Écris-moi un single


Rien n'est plus incertain que de prédire le tube, selon l’argot des musiciens, pour désigner une chanson vouée au succès. Dans le milieu, les directeurs artistiques, qui manquent, pour les plus caricaturaux, de nez et d'oreilles, l'appellent aujourd'hui un single. Ils harcèlent "leurs" artistes en leur répétant "on n'a pas le tube", "écris-moi un single"... "up tempo" précisent-ils pour dire "au rythme rapide". Comme si "leurs" chanteurs pouvaient accoucher d'un single aussi naturellement qu'une poule pond des œufs! N'est pas Jean-Jacques Goldman qui veut. Parfois, ils s'enthousiasment, tel un Valery Zeitoun, et s'exclament en fins connaisseurs: "Wouah, c'est un pur single, juste un gros tchube!" et ça ne casse au final pas trois cacahuètes...
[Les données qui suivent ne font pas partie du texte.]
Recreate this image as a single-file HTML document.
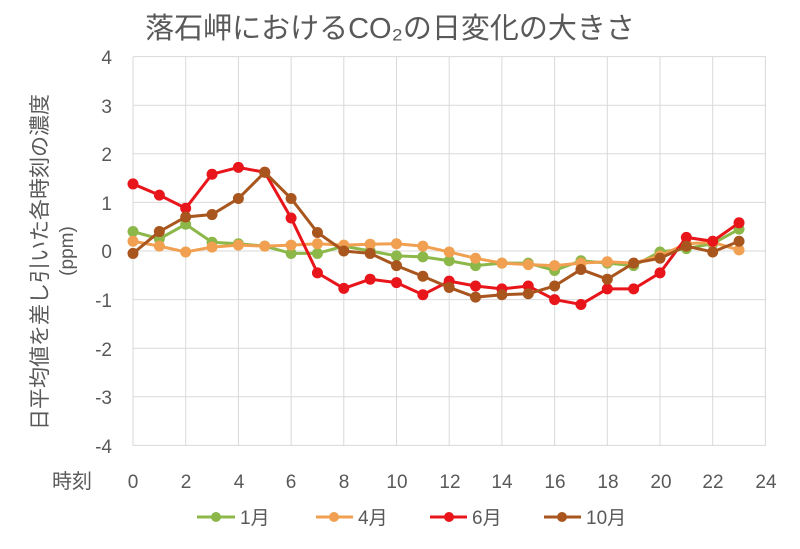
<!DOCTYPE html>
<html><head><meta charset="utf-8"><style>
body{margin:0;background:#fff;width:800px;height:544px;overflow:hidden}
svg text{font-family:"Liberation Sans","Noto Sans CJK JP",sans-serif;fill:#595959}
</style></head><body>
<svg id="s" width="800" height="544" xmlns="http://www.w3.org/2000/svg">
<text x="390" y="38" font-size="29" text-anchor="middle">落石岬におけるCO₂の日変化の大きさ</text>
<g font-size="19" text-anchor="end">
<text x="112" y="64">4</text><text x="112" y="113">3</text><text x="112" y="161">2</text><text x="112" y="210">1</text><text x="112" y="258">0</text><text x="112" y="307">-1</text><text x="112" y="356">-2</text><text x="112" y="404">-3</text><text x="112" y="453">-4</text>
</g>
<g font-size="19" text-anchor="middle">
<text x="133" y="488">0</text><text x="186" y="488">2</text><text x="239" y="488">4</text><text x="291" y="488">6</text><text x="344" y="488">8</text><text x="397" y="488">10</text><text x="450" y="488">12</text><text x="502" y="488">14</text><text x="555" y="488">16</text><text x="608" y="488">18</text><text x="661" y="488">20</text><text x="713" y="488">22</text><text x="766" y="488">24</text>
</g>
<text x="52" y="488" font-size="20">時刻</text>
<text transform="translate(47,262) rotate(-90)" font-size="21" text-anchor="middle">日平均値を差し引いた各時刻の濃度</text>
<text transform="translate(73,251) rotate(-90)" font-size="19" text-anchor="middle">(ppm)</text>
<g id="g"></g>
<g font-size="19">
<line x1="197" y1="517" x2="235" y2="517" stroke="#8cb84a" stroke-width="3"/><circle cx="216" cy="517" r="5" fill="#8cb84a"/><text x="240" y="524">1月</text>
<line x1="316" y1="517" x2="353" y2="517" stroke="#f0a050" stroke-width="3"/><circle cx="334" cy="517" r="5" fill="#f0a050"/><text x="358" y="524">4月</text>
<line x1="430" y1="517" x2="467" y2="517" stroke="#e8151b" stroke-width="3"/><circle cx="449" cy="517" r="5" fill="#e8151b"/><text x="472" y="524">6月</text>
<line x1="544" y1="517" x2="581" y2="517" stroke="#a8561e" stroke-width="3"/><circle cx="562" cy="517" r="5" fill="#a8561e"/><text x="586" y="524">10月</text>
</g>
</svg>
<script>
var g=document.getElementById('g');
function X(h){return 133+h*26.35}function Y(v){return 251-v*48.6}
var h='';
for(var v=-4;v<=4;v++)h+='<line x1="133" x2="766" y1="'+Y(v)+'" y2="'+Y(v)+'" stroke="#d9d9d9" stroke-width="1"/>';
for(var t=0;t<=24;t+=2)h+='<line y1="57" y2="446" x1="'+X(t)+'" x2="'+X(t)+'" stroke="#d9d9d9" stroke-width="1"/>';
var S=[["#8cb84a",[0.4,0.25,0.55,0.18,0.15,0.1,-0.05,-0.05,0.1,0,-0.1,-0.12,-0.2,-0.3,-0.25,-0.25,-0.4,-0.2,-0.25,-0.3,-0.02,0.05,0.15,0.45]],
["#f0a050",[0.2,0.1,-0.02,0.08,0.12,0.1,0.12,0.15,0.12,0.14,0.15,0.1,-0.02,-0.15,-0.25,-0.28,-0.3,-0.25,-0.22,-0.25,-0.1,0.15,0.18,0.02]],
["#e8151b",[1.38,1.15,0.88,1.58,1.72,1.62,0.68,-0.45,-0.77,-0.58,-0.65,-0.9,-0.62,-0.72,-0.78,-0.72,-1.0,-1.1,-0.78,-0.78,-0.45,0.28,0.2,0.58]],
["#a8561e",[-0.05,0.4,0.7,0.75,1.08,1.62,1.08,0.38,0.0,-0.05,-0.3,-0.52,-0.75,-0.95,-0.9,-0.88,-0.72,-0.38,-0.58,-0.25,-0.15,0.1,-0.02,0.2]]];
S.forEach(function(s){var p=s[1].map(function(v,i){return X(i)+','+Y(v)}).join(' ');
h+='<polyline points="'+p+'" fill="none" stroke="'+s[0]+'" stroke-width="3"/>';
s[1].forEach(function(v,i){h+='<circle cx="'+X(i)+'" cy="'+Y(v)+'" r="5.5" fill="'+s[0]+'"/>'});});
g.innerHTML=h;
</script>
</body></html>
L'écho d'une chanson est parfaitement imprévisible. Sans quoi L'orage, Quoi ma gueule, Mes emmerdes, La nuit je mens, Avec le temps, Ma môme, Allo maman bobo, Une île, Petite Marie, La javanaise, Ne me quitte pas, La folle complainte ou Melody Nelson auraient connu, dès leur sortie, les sommets des hit-parades. Ces chansons-là, à force d’être chantées, reprises, redécouvertes et applaudies, sont devenues des standards du répertoire francophone. A contrario Les mots bleus, Le Sud, Mistral gagnant, Comme d'habitude, Un homme heureux, Jardin d'hiver ou J'ai demandé à la lune (que des chansons lentes, soit dit en passant) ne semblaient pas prédestinées à devenir illico des incontournables... Rien n'est moins sûr que le succès d'une chanson.
Aujourd'hui un jeune chanteur dénommé Ludéal sort son deuxième disque, ALLEZ L'AMOUR. La chanson-titre, aussi légère qu'une paire de babouches, aurait tout du hit en puissance, sans parler du clip qui l'accompagne, malin, simple et guilleret. Qui décidera du triomphe? Le public, si les radios jouent le jeu.